Sheffield Olympic Legacy Park Community Stadium is a stadium built at the Sheffield Olympic Legacy Park. It occupies part of the site of the former Don Valley Stadium.

The Stadium was completed in January 2022, and features a three-storey, covered stand having capacity for up to 3,900 spectators alongside 23,000 sq ft of business space and ancillary facilities. 

It is the home ground of Sheffield Eagles.

History
On 11 January 2013, Sheffield City Council announced that the Don Valley stadium was to be closed and demolished as part of a £50 million budget-cutting measure. An eleventh hour meeting was held at Sheffield Town Hall on 1 March 2013. Local and national politicians met to discuss the proposed closure and any possibility of preventing it. A final decision was made that the stadium was to close in September 2013 and would be demolished from 21 November 2013.

In October 2014, it was announced that the Olympic Legacy Park would be constructed on the site of the old Don Valley Stadium. It was to contain an Advanced Wellbeing Research Centre, an indoor sports arena, a sports pitch and stadium to be home of the Sheffield Eagles, Oasis Academy and University Technical College (UTC). The college, which costed £10 million and is backed by Sheffield College and Sheffield Hallam University, opened in 2016.

On 11 March 2018, the Sheffield Eagles finally made a long-awaited return to Sheffield, after spells playing in Doncaster, Rotherham and Wakefield. The first competitive sporting event played at the OLP ended in a 10-44 loss to the Toronto Wolfpack. This was after the scheduled first game against the London Broncos was postponed due to bad weather conditions. 

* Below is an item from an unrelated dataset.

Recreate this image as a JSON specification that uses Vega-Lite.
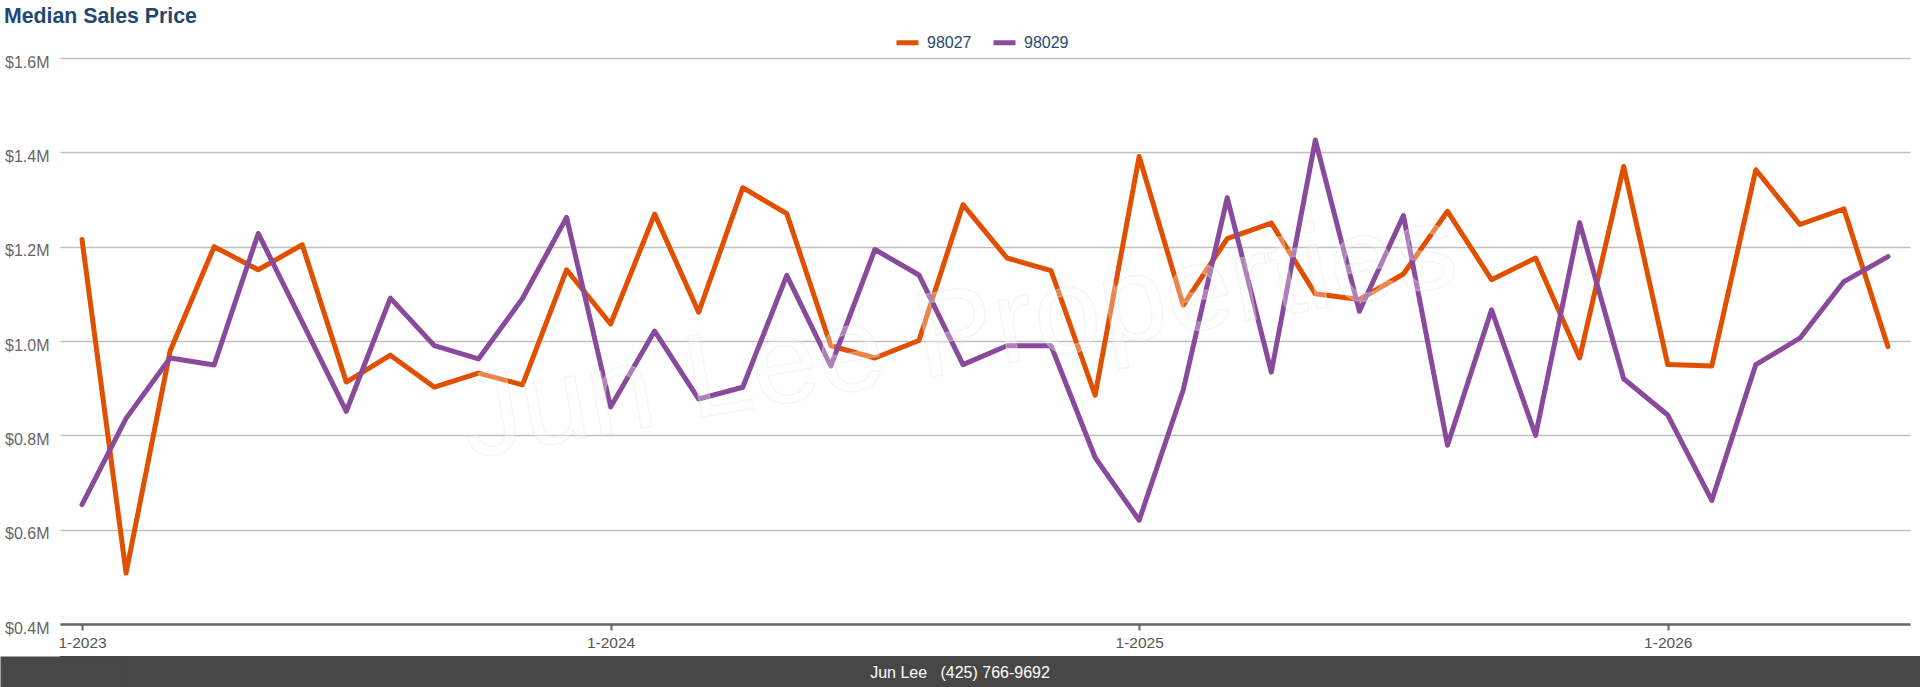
{
  "$schema": "https://vega.github.io/schema/vega-lite/v6.json",
  "padding": {"top": 5, "left": 0, "right": 0, "bottom": 0},
  "spacing": 0,
  "bounds": "full",
  "config": {
    "font": "Liberation Sans",
    "view": {"stroke": null}
  },
  "vconcat": [
    {
      "width": 1850,
      "height": 566,
      "title": {
        "text": "Median Sales Price",
        "anchor": "start",
        "frame": "bounds",
        "fontSize": 21.3,
        "fontWeight": "bold",
        "color": "#1f4872",
        "dx": 4,
        "offset": 27
      },
      "data": {
        "values": [
          {"month": "1-2023", "98027": 1215000, "98029": 653000},
          {"month": "2-2023", "98027": 508000, "98029": 836000},
          {"month": "3-2023", "98027": 979000, "98029": 964000},
          {"month": "4-2023", "98027": 1200000, "98029": 949000},
          {"month": "5-2023", "98027": 1151000, "98029": 1228000},
          {"month": "6-2023", "98027": 1204000, "98029": 1040000},
          {"month": "7-2023", "98027": 913000, "98029": 851000},
          {"month": "8-2023", "98027": 970000, "98029": 1091000},
          {"month": "9-2023", "98027": 902000, "98029": 990000},
          {"month": "10-2023", "98027": 932000, "98029": 962000},
          {"month": "11-2023", "98027": 907000, "98029": 1090000},
          {"month": "12-2023", "98027": 1151000, "98029": 1262000},
          {"month": "1-2024", "98027": 1036000, "98029": 860000},
          {"month": "2-2024", "98027": 1269000, "98029": 1021000},
          {"month": "3-2024", "98027": 1061000, "98029": 877000},
          {"month": "4-2024", "98027": 1325000, "98029": 902000},
          {"month": "5-2024", "98027": 1270000, "98029": 1139000},
          {"month": "6-2024", "98027": 990000, "98029": 947000},
          {"month": "7-2024", "98027": 964000, "98029": 1194000},
          {"month": "8-2024", "98027": 1001000, "98029": 1140000},
          {"month": "9-2024", "98027": 1289000, "98029": 950000},
          {"month": "10-2024", "98027": 1176000, "98029": 990000},
          {"month": "11-2024", "98027": 1149000, "98029": 990000},
          {"month": "12-2024", "98027": 885000, "98029": 753000},
          {"month": "1-2025", "98027": 1391000, "98029": 620000},
          {"month": "2-2025", "98027": 1076000, "98029": 896000},
          {"month": "3-2025", "98027": 1217000, "98029": 1304000},
          {"month": "4-2025", "98027": 1250000, "98029": 934000},
          {"month": "5-2025", "98027": 1100000, "98029": 1426000},
          {"month": "6-2025", "98027": 1088000, "98029": 1063000},
          {"month": "7-2025", "98027": 1142000, "98029": 1266000},
          {"month": "8-2025", "98027": 1275000, "98029": 779000},
          {"month": "9-2025", "98027": 1130000, "98029": 1066000},
          {"month": "10-2025", "98027": 1176000, "98029": 800000},
          {"month": "11-2025", "98027": 964000, "98029": 1251000},
          {"month": "12-2025", "98027": 1370000, "98029": 920000},
          {"month": "1-2026", "98027": 950000, "98029": 843000},
          {"month": "2-2026", "98027": 947000, "98029": 662000},
          {"month": "3-2026", "98027": 1363000, "98029": 950000},
          {"month": "4-2026", "98027": 1247000, "98029": 1006000},
          {"month": "5-2026", "98027": 1280000, "98029": 1126000},
          {"month": "6-2026", "98027": 988000, "98029": 1179000}
        ]
      },
      "transform": [{"fold": ["98027", "98029"], "as": ["zip", "price"]}],
      "layer": [
        {
          "mark": {
            "type": "line",
            "strokeWidth": 5,
            "strokeCap": "round",
            "strokeJoin": "round"
          },
          "encoding": {
            "x": {
              "field": "month",
              "type": "ordinal",
              "sort": null,
              "scale": {"type": "point", "padding": 0.5},
              "axis": {
                "title": null,
                "values": ["1-2023", "1-2024", "1-2025", "1-2026"],
                "labelAngle": 0,
                "labelFontSize": 15.5,
                "labelColor": "#555555",
                "labelPadding": 5,
                "domainColor": "#666666",
                "domainWidth": 2.5,
                "tickColor": "#666666",
                "tickWidth": 2,
                "tickSize": 6,
                "grid": false,
                "minExtent": 31.3,
                "maxExtent": 31.3
              }
            },
            "y": {
              "field": "price",
              "type": "quantitative",
              "scale": {"domain": [400000, 1600000], "nice": false, "zero": false},
              "axis": {
                "title": null,
                "values": [400000, 600000, 800000, 1000000, 1200000, 1400000, 1600000],
                "labelExpr": "'$' + format(datum.value / 1000000, '.1f') + 'M'",
                "domain": false,
                "ticks": false,
                "tickSize": 0,
                "labelPadding": 11,
                "labelOffset": 4,
                "labelFontSize": 16,
                "labelColor": "#666666",
                "gridColor": "#c0c0c0",
                "gridWidth": 1.5,
                "minExtent": 60,
                "maxExtent": 60
              }
            },
            "color": {
              "field": "zip",
              "type": "nominal",
              "scale": {"domain": ["98027", "98029"], "range": ["#e05000", "#8a4a9c"]},
              "legend": {
                "title": null,
                "orient": "none",
                "legendX": 834,
                "legendY": -29,
                "direction": "horizontal",
                "symbolType": "stroke",
                "symbolStrokeWidth": 5,
                "symbolSize": 484,
                "labelFontSize": 16,
                "labelColor": "#27496d",
                "labelOffset": 6,
                "columnPadding": 11,
                "padding": 0
              }
            }
          }
        },
        {
          "data": {"values": [{"label": "Jun Lee Properties"}]},
          "mark": {
            "type": "text",
            "fontSize": 120,
            "angle": -10,
            "align": "center",
            "baseline": "middle",
            "dx": -25,
            "dy": -10,
            "fill": "#ffffff",
            "fillOpacity": 0.3,
            "stroke": "#e2e2e2",
            "strokeOpacity": 0.35,
            "strokeWidth": 1.5
          },
          "encoding": {"text": {"field": "label"}}
        }
      ]
    },
    {
      "width": 1860,
      "height": 33,
      "view": {"fill": "#474747", "stroke": null},
      "data": {"values": [{"contact": "Jun Lee\u00a0\u00a0 (425) 766-9692", "row": "footer"}]},
      "mark": {
        "type": "text",
        "color": "#ffffff",
        "fontSize": 16,
        "align": "center",
        "baseline": "middle",
        "dx": -30
      },
      "encoding": {
        "text": {"field": "contact"},
        "y": {
          "field": "row",
          "type": "nominal",
          "axis": {
            "title": null,
            "labels": false,
            "ticks": false,
            "grid": false,
            "domainColor": "#474747",
            "domainWidth": 120,
            "domainCap": "butt",
            "minExtent": 60,
            "maxExtent": 60
          }
        }
      }
    }
  ]
}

They were joined later in the year by Sheffield United W.F.C. who played their first game at the stadium on 4 December 2018.  Although they changed their plans and moved to Chesterfield FC's Technique Stadium in 2019.

In 2021 American Football team Sheffield Giants also began playing their home games at the stadium.

Construction works started on the Community Stadium in February 2021 and are due to be completed in February 2022.